• **Goal**
Write out every line of the material as it stands, apart from the pictures.
▼
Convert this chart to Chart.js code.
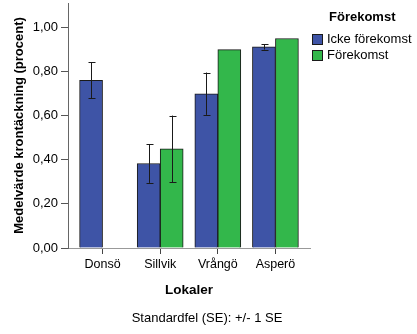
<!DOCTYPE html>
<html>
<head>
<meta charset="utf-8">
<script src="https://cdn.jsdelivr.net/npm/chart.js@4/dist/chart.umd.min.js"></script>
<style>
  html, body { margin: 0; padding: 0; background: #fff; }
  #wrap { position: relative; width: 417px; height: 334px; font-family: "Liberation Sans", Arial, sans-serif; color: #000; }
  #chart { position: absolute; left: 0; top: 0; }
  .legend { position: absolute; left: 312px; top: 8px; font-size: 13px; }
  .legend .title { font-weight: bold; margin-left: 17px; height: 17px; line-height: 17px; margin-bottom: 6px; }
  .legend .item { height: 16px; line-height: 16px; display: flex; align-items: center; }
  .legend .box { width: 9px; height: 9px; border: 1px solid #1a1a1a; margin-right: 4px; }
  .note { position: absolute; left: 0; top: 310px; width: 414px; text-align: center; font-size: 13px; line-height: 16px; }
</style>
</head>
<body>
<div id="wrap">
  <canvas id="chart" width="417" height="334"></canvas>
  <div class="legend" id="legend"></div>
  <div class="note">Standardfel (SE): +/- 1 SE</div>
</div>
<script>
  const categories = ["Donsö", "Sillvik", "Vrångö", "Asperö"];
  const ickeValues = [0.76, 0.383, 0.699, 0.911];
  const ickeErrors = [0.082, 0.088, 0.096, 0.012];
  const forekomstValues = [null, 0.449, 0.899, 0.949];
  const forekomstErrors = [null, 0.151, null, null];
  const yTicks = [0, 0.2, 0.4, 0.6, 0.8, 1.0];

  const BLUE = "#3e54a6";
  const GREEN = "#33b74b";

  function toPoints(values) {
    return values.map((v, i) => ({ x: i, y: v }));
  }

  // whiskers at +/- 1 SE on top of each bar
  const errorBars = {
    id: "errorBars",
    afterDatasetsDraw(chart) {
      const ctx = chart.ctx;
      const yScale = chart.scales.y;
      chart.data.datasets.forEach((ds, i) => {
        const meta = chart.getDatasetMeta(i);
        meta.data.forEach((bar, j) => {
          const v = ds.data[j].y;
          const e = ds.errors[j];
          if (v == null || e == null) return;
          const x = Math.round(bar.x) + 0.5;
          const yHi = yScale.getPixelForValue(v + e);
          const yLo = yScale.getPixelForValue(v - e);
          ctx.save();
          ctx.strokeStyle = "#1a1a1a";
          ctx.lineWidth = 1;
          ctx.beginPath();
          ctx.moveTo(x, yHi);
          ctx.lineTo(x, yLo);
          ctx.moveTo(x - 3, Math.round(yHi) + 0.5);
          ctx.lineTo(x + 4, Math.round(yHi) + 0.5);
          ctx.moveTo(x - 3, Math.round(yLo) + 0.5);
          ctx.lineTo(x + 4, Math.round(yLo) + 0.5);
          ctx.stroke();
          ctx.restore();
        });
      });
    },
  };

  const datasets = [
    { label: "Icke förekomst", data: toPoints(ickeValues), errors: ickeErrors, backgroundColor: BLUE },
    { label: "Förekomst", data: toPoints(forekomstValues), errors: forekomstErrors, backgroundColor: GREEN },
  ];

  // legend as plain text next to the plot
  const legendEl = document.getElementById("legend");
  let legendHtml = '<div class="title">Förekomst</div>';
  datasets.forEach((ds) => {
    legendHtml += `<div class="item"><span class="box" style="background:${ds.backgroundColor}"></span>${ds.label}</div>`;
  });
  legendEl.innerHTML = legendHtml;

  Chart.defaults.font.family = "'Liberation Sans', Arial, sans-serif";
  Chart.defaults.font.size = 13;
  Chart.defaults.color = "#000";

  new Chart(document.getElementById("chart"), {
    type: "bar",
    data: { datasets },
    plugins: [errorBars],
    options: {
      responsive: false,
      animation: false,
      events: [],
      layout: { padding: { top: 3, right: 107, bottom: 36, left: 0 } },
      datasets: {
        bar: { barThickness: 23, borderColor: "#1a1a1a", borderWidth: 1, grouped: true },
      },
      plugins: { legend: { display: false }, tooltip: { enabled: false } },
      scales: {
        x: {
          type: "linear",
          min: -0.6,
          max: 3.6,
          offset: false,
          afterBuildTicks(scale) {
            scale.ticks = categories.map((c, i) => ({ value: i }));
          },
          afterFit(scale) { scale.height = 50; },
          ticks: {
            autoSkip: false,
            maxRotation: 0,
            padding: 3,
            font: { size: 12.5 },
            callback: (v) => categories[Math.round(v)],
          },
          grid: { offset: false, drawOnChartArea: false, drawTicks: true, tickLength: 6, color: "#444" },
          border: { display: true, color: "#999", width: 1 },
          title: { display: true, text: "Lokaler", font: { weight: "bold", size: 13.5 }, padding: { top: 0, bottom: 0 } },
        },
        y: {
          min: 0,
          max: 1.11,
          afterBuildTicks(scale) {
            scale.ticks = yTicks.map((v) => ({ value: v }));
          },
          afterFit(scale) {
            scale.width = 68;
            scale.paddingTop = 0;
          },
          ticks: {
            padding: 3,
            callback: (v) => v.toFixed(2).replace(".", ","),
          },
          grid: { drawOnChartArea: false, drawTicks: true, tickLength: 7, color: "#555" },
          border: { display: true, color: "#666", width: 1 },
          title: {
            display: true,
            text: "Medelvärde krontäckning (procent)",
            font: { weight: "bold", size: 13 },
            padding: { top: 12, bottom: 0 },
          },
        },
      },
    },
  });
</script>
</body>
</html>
▲
• **Result for this exercise**
Convert this chart to Chart.js code.
<!DOCTYPE html>
<html>
<head>
<meta charset="utf-8">
<script src="https://cdn.jsdelivr.net/npm/chart.js@4/dist/chart.umd.min.js"></script>
<style>
  html, body { margin: 0; padding: 0; background: #fff; }
  #wrap { position: relative; width: 417px; height: 334px; font-family: "Liberation Sans", Arial, sans-serif; color: #000; }
  #chart { position: absolute; left: 0; top: 0; }
  .legend { position: absolute; left: 312px; top: 8px; font-size: 13px; }
  .legend .title { font-weight: bold; margin-left: 17px; height: 17px; line-height: 17px; margin-bottom: 6px; }
  .legend .item { height: 16px; line-height: 16px; display: flex; align-items: center; }
  .legend .box { width: 9px; height: 9px; border: 1px solid #1a1a1a; margin-right: 4px; }
  .note { position: absolute; left: 0; top: 310px; width: 414px; text-align: center; font-size: 13px; line-height: 16px; }
</style>
</head>
<body>
<div id="wrap">
  <canvas id="chart" width="417" height="334"></canvas>
  <div class="legend" id="legend"></div>
  <div class="note">Standardfel (SE): +/- 1 SE</div>
</div>
<script>
  const categories = ["Donsö", "Sillvik", "Vrångö", "Asperö"];
  const ickeValues = [0.76, 0.383, 0.699, 0.911];
  const ickeErrors = [0.082, 0.088, 0.096, 0.012];
  const forekomstValues = [null, 0.449, 0.899, 0.949];
  const forekomstErrors = [null, 0.151, null, null];
  const yTicks = [0, 0.2, 0.4, 0.6, 0.8, 1.0];

  const BLUE = "#3e54a6";
  const GREEN = "#33b74b";

  function toPoints(values) {
    return values.map((v, i) => ({ x: i, y: v }));
  }

  // whiskers at +/- 1 SE on top of each bar
  const errorBars = {
    id: "errorBars",
    afterDatasetsDraw(chart) {
      const ctx = chart.ctx;
      const yScale = chart.scales.y;
      chart.data.datasets.forEach((ds, i) => {
        const meta = chart.getDatasetMeta(i);
        meta.data.forEach((bar, j) => {
          const v = ds.data[j].y;
          const e = ds.errors[j];
          if (v == null || e == null) return;
          const x = Math.round(bar.x) + 0.5;
          const yHi = yScale.getPixelForValue(v + e);
          const yLo = yScale.getPixelForValue(v - e);
          ctx.save();
          ctx.strokeStyle = "#1a1a1a";
          ctx.lineWidth = 1;
          ctx.beginPath();
          ctx.moveTo(x, yHi);
          ctx.lineTo(x, yLo);
          ctx.moveTo(x - 3, Math.round(yHi) + 0.5);
          ctx.lineTo(x + 4, Math.round(yHi) + 0.5);
          ctx.moveTo(x - 3, Math.round(yLo) + 0.5);
          ctx.lineTo(x + 4, Math.round(yLo) + 0.5);
          ctx.stroke();
          ctx.restore();
        });
      });
    },
  };

  const datasets = [
    { label: "Icke förekomst", data: toPoints(ickeValues), errors: ickeErrors, backgroundColor: BLUE },
    { label: "Förekomst", data: toPoints(forekomstValues), errors: forekomstErrors, backgroundColor: GREEN },
  ];

  // legend as plain text next to the plot
  const legendEl = document.getElementById("legend");
  let legendHtml = '<div class="title">Förekomst</div>';
  datasets.forEach((ds) => {
    legendHtml += `<div class="item"><span class="box" style="background:${ds.backgroundColor}"></span>${ds.label}</div>`;
  });
  legendEl.innerHTML = legendHtml;

  Chart.defaults.font.family = "'Liberation Sans', Arial, sans-serif";
  Chart.defaults.font.size = 13;
  Chart.defaults.color = "#000";

  new Chart(document.getElementById("chart"), {
    type: "bar",
    data: { datasets },
    plugins: [errorBars],
    options: {
      responsive: false,
      animation: false,
      events: [],
      layout: { padding: { top: 3, right: 107, bottom: 36, left: 0 } },
      datasets: {
        bar: { barThickness: 23, borderColor: "#1a1a1a", borderWidth: 1, grouped: true },
      },
      plugins: { legend: { display: false }, tooltip: { enabled: false } },
      scales: {
        x: {
          type: "linear",
          min: -0.6,
          max: 3.6,
          offset: false,
          afterBuildTicks(scale) {
            scale.ticks = categories.map((c, i) => ({ value: i }));
          },
          afterFit(scale) { scale.height = 50; },
          ticks: {
            autoSkip: false,
            maxRotation: 0,
            padding: 3,
            font: { size: 12.5 },
            callback: (v) => categories[Math.round(v)],
          },
          grid: { offset: false, drawOnChartArea: false, drawTicks: true, tickLength: 6, color: "#444" },
          border: { display: true, color: "#999", width: 1 },
          title: { display: true, text: "Lokaler", font: { weight: "bold", size: 13.5 }, padding: { top: 0, bottom: 0 } },
        },
        y: {
          min: 0,
          max: 1.11,
          afterBuildTicks(scale) {
            scale.ticks = yTicks.map((v) => ({ value: v }));
          },
          afterFit(scale) {
            scale.width = 68;
            scale.paddingTop = 0;
          },
          ticks: {
            padding: 3,
            callback: (v) => v.toFixed(2).replace(".", ","),
          },
          grid: { drawOnChartArea: false, drawTicks: true, tickLength: 7, color: "#555" },
          border: { display: true, color: "#666", width: 1 },
          title: {
            display: true,
            text: "Medelvärde krontäckning (procent)",
            font: { weight: "bold", size: 13 },
            padding: { top: 12, bottom: 0 },
          },
        },
      },
    },
  });
</script>
</body>
</html>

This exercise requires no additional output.